PROBLEM REQUIREMENTS
Pull every line that holds the word "this" from the entries.
Begin MATERIAL
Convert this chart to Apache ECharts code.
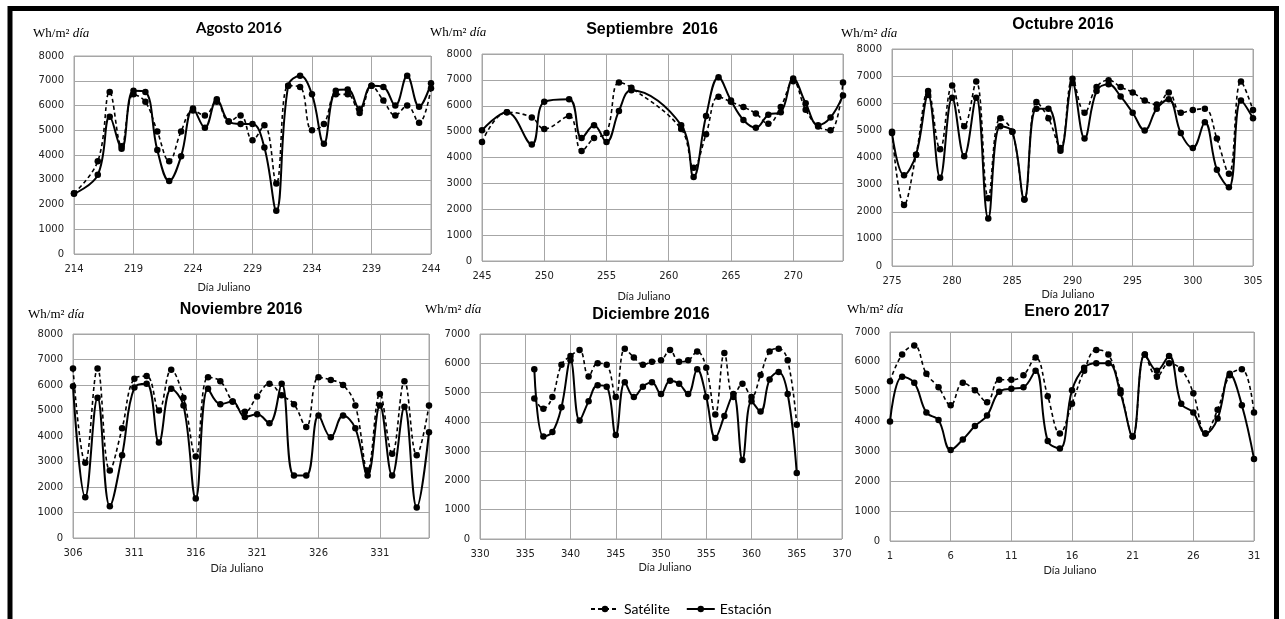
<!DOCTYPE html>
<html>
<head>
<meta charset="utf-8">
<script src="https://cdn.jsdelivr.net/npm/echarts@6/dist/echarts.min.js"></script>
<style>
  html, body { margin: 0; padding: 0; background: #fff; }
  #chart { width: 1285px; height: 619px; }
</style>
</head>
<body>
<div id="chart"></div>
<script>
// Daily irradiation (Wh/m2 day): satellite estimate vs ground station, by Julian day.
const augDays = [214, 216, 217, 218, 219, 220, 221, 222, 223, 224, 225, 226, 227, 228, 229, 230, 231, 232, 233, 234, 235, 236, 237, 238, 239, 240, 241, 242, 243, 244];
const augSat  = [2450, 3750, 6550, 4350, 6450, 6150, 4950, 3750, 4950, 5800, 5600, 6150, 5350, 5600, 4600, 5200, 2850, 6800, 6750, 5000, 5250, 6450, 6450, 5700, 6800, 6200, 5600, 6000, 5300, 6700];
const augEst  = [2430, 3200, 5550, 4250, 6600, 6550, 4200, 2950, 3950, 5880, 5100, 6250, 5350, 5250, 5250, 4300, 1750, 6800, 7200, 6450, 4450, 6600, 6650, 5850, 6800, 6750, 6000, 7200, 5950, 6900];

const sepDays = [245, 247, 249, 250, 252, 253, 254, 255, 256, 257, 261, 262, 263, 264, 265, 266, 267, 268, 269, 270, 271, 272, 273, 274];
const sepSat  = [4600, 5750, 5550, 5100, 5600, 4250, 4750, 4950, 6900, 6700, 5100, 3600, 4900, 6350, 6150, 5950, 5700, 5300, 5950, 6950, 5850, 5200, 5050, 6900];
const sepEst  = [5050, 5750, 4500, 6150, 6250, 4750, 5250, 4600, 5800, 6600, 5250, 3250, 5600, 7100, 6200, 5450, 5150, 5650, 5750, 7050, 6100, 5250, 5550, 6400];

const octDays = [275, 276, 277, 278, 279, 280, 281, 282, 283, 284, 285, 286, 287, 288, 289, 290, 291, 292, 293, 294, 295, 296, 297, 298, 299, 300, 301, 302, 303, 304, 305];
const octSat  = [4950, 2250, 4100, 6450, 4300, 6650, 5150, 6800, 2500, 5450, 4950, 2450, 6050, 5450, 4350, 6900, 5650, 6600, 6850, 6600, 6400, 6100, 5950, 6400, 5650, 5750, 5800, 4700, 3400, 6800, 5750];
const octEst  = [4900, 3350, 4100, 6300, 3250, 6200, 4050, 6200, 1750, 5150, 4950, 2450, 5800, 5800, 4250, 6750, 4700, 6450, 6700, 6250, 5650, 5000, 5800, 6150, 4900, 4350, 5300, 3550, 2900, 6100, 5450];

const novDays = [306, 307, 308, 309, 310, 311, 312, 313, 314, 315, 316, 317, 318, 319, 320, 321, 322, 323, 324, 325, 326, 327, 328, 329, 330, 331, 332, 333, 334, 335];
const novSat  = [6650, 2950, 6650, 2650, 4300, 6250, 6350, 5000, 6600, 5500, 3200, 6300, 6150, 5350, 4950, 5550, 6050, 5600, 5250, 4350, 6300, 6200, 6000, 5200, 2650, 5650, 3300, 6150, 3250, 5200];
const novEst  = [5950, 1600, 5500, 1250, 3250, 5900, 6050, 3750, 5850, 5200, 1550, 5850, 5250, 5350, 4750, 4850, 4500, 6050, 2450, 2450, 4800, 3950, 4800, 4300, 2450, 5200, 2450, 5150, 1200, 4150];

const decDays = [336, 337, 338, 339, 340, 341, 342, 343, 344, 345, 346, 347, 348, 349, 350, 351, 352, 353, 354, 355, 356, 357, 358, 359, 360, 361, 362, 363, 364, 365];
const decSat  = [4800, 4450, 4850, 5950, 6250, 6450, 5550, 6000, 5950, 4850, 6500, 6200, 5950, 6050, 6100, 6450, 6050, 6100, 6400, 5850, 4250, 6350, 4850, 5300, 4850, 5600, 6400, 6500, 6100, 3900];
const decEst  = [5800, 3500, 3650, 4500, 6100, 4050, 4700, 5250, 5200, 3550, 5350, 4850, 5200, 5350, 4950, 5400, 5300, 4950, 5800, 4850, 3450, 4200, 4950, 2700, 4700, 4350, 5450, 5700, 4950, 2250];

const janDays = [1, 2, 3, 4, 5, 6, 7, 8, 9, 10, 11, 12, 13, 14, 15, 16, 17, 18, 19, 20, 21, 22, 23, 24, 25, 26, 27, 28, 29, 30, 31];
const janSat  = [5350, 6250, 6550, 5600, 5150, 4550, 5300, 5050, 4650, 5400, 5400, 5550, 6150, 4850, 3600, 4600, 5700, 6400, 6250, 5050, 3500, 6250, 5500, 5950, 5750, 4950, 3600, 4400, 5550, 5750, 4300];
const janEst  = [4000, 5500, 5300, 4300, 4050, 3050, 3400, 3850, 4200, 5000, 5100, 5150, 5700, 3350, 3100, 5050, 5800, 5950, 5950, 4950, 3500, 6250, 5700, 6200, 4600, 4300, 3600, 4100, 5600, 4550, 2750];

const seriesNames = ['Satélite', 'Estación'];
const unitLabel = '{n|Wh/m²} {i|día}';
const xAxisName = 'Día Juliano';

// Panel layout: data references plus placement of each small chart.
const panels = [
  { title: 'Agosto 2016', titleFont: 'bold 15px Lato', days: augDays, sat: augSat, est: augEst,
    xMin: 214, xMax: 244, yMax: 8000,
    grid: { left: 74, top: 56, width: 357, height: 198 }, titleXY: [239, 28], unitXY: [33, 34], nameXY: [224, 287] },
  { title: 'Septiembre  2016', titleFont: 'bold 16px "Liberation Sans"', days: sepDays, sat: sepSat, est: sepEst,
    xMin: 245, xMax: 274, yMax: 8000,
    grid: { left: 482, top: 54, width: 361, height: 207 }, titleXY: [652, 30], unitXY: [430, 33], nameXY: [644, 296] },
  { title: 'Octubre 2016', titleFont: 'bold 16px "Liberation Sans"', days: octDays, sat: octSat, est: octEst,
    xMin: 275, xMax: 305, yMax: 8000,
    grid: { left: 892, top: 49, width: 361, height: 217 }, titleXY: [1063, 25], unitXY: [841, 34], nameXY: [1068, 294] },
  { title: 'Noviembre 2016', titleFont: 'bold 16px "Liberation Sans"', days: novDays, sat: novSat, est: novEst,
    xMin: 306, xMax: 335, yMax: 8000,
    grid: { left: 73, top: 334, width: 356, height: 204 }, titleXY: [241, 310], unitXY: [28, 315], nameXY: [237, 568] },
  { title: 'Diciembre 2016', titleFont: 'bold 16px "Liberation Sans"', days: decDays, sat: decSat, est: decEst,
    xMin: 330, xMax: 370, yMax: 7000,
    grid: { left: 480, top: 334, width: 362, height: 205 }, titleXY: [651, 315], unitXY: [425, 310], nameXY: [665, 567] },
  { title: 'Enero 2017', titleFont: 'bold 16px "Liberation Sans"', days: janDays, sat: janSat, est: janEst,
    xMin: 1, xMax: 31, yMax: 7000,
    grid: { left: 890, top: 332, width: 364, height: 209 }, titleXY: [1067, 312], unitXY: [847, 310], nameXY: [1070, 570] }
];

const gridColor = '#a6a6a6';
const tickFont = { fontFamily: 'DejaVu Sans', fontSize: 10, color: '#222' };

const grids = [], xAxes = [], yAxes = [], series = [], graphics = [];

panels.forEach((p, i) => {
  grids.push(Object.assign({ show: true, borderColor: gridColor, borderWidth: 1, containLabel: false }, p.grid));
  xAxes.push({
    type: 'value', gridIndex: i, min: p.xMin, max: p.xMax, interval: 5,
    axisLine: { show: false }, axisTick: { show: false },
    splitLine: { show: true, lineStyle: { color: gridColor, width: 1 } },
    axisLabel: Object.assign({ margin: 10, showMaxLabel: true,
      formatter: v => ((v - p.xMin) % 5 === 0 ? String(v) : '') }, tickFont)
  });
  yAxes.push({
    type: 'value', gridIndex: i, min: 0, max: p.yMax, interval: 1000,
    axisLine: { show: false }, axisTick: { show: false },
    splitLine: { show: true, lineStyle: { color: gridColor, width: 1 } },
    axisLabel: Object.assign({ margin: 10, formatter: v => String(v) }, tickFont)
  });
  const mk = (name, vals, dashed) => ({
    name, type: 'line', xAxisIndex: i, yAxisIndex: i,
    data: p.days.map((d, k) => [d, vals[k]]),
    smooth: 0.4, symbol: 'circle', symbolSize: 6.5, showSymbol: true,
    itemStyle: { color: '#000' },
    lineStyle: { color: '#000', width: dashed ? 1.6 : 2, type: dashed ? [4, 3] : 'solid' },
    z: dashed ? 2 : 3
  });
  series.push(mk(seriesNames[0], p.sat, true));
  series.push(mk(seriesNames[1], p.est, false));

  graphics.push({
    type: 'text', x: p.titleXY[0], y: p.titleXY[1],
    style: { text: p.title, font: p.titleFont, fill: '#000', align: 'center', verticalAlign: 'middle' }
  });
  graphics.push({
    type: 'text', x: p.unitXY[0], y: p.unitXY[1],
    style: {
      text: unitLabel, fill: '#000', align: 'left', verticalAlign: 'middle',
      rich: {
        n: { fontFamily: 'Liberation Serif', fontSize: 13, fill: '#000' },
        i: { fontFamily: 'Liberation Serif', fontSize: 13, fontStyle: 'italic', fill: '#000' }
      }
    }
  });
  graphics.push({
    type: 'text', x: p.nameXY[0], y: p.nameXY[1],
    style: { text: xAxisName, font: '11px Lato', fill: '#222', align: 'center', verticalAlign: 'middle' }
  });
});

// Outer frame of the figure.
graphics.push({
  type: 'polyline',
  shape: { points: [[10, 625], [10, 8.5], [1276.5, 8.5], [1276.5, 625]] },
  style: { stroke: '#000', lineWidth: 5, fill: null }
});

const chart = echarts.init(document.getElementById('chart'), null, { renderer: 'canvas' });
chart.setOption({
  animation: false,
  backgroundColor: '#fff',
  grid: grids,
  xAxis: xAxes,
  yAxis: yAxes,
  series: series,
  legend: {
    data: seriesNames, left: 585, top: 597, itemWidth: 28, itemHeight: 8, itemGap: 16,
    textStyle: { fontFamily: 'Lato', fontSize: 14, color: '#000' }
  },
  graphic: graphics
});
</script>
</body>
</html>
End MATERIAL
Begin MATERIAL
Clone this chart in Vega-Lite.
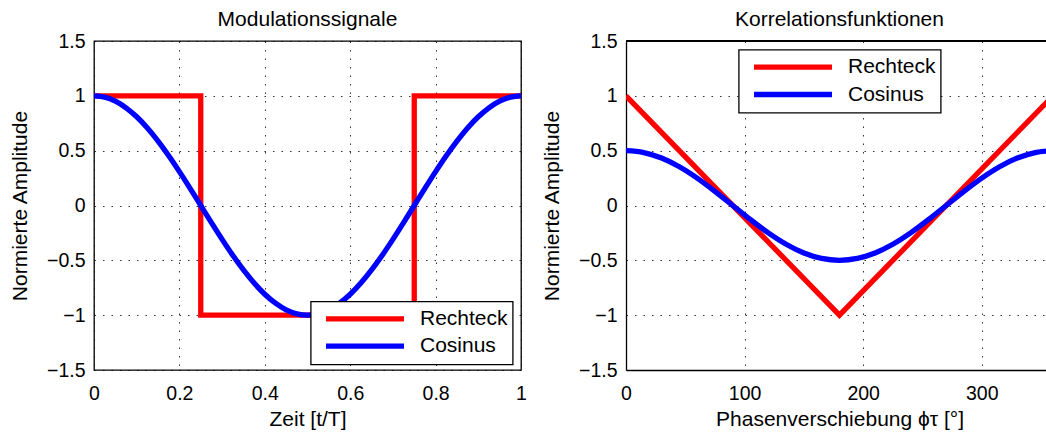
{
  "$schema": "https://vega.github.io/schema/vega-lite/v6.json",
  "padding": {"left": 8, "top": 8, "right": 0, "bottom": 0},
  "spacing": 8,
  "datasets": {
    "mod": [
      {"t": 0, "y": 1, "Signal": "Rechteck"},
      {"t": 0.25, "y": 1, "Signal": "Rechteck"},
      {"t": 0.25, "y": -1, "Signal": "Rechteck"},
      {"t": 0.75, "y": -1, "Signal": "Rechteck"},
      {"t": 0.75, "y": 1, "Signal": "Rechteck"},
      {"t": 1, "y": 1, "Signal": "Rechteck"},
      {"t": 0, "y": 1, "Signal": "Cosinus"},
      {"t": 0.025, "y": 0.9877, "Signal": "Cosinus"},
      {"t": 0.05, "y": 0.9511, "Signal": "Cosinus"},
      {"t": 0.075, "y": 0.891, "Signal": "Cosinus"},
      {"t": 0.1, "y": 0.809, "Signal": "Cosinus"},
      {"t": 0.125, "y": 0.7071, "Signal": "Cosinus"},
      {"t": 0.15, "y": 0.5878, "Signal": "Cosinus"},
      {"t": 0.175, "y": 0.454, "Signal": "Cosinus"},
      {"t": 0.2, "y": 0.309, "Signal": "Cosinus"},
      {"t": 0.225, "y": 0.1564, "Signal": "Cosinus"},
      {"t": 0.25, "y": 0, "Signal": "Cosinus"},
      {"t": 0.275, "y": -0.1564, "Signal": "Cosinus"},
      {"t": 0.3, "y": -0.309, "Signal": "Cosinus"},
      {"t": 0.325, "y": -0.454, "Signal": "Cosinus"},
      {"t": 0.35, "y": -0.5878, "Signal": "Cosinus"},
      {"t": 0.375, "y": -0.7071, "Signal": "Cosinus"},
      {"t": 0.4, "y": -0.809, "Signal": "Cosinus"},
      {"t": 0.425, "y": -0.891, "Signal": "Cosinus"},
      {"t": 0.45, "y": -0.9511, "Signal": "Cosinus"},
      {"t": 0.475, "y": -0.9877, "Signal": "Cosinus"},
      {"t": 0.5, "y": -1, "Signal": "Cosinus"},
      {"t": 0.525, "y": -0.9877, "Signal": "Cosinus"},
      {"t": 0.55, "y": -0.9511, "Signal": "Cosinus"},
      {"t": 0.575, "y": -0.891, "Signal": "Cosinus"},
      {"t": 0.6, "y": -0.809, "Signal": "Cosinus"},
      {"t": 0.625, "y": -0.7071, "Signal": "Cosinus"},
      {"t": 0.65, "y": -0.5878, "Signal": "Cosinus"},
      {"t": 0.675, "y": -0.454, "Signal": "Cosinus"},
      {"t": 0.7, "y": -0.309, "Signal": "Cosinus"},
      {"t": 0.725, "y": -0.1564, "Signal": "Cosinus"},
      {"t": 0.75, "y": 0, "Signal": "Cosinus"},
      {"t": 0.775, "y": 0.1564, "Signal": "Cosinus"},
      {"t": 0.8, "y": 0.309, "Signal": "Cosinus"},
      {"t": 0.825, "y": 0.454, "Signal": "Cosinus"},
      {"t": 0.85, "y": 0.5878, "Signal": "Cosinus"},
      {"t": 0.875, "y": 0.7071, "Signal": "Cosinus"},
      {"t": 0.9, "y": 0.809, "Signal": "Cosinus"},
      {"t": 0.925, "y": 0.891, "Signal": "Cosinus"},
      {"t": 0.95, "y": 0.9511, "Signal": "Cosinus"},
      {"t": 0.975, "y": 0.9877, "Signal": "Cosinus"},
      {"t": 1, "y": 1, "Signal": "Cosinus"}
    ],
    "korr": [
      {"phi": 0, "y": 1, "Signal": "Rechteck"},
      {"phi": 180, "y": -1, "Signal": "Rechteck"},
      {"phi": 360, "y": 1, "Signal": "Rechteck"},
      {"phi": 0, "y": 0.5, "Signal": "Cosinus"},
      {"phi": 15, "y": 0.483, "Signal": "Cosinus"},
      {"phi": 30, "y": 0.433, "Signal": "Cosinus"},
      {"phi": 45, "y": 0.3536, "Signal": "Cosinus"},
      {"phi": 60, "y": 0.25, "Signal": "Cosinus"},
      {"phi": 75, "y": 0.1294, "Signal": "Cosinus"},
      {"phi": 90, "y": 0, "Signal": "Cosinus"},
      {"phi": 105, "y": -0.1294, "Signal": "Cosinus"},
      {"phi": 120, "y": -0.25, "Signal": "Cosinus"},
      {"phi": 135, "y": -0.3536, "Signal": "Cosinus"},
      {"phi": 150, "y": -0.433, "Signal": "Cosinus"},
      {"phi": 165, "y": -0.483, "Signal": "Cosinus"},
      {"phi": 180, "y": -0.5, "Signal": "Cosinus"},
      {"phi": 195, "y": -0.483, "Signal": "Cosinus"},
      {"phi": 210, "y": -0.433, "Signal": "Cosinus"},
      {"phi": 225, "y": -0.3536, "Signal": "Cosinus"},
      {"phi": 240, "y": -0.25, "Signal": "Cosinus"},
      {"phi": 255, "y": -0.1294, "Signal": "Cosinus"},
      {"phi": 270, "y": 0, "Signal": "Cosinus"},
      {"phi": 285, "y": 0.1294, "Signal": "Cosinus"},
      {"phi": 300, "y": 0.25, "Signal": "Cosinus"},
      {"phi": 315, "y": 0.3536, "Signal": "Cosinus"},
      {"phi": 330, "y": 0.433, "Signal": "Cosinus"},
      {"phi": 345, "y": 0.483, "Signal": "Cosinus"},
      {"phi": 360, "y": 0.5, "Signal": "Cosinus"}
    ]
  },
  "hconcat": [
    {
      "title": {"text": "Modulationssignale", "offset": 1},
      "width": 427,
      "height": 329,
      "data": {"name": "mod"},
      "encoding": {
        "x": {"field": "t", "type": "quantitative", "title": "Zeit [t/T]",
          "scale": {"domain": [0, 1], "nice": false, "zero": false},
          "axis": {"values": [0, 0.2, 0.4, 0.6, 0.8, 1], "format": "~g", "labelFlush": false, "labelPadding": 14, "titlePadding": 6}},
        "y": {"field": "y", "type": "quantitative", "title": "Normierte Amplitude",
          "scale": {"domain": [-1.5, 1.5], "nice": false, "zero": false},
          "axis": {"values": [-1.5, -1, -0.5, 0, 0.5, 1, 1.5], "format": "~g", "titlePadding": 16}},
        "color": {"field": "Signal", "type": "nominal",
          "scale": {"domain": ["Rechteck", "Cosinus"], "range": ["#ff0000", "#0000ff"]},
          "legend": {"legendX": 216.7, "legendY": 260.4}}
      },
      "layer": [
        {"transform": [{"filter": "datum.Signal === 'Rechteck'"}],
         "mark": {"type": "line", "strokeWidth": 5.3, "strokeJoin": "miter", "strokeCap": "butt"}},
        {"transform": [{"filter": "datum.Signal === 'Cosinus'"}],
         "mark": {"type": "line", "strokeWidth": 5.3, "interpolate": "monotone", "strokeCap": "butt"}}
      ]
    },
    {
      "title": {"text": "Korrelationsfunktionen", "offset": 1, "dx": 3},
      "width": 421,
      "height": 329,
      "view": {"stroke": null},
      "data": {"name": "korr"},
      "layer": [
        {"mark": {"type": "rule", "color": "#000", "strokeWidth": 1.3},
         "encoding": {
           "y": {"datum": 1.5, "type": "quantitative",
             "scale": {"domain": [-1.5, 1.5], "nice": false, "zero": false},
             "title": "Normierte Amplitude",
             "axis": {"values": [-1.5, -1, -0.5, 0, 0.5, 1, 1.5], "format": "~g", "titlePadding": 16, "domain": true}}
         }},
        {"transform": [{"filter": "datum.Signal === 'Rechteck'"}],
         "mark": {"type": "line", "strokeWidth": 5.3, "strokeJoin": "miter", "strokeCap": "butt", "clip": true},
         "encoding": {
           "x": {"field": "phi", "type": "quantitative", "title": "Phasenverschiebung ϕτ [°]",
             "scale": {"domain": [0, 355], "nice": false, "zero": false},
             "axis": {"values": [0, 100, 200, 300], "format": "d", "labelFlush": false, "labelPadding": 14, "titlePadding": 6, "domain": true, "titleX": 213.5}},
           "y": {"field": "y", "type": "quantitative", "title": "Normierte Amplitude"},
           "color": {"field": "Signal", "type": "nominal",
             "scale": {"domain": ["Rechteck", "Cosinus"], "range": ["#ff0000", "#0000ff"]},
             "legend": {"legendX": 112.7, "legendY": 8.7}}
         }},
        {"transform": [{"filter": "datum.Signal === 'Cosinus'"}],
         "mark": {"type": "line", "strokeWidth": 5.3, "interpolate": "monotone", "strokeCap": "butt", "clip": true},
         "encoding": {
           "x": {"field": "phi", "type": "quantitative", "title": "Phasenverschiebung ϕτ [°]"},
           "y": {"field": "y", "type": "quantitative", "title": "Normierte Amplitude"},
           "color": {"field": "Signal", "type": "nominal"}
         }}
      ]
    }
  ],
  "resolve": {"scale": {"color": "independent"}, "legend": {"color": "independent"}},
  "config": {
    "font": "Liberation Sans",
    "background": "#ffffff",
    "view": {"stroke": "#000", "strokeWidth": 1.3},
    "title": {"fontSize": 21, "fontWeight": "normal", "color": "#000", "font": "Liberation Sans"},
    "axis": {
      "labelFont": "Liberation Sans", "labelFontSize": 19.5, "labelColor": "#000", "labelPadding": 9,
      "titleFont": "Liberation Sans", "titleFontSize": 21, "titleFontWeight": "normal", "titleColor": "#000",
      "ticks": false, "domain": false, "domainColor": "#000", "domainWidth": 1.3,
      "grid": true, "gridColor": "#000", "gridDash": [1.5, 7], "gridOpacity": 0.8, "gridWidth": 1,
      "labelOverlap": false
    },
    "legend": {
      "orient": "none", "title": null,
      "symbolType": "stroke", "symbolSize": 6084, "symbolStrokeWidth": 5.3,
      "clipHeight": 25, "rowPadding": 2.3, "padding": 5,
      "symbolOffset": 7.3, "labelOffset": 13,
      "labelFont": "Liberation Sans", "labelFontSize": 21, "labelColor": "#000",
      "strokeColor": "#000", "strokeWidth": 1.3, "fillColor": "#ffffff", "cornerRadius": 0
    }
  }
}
End MATERIAL
TASK SOLUTION
Convert this chart to Apache ECharts code.
Clone this chart in Vega-Lite.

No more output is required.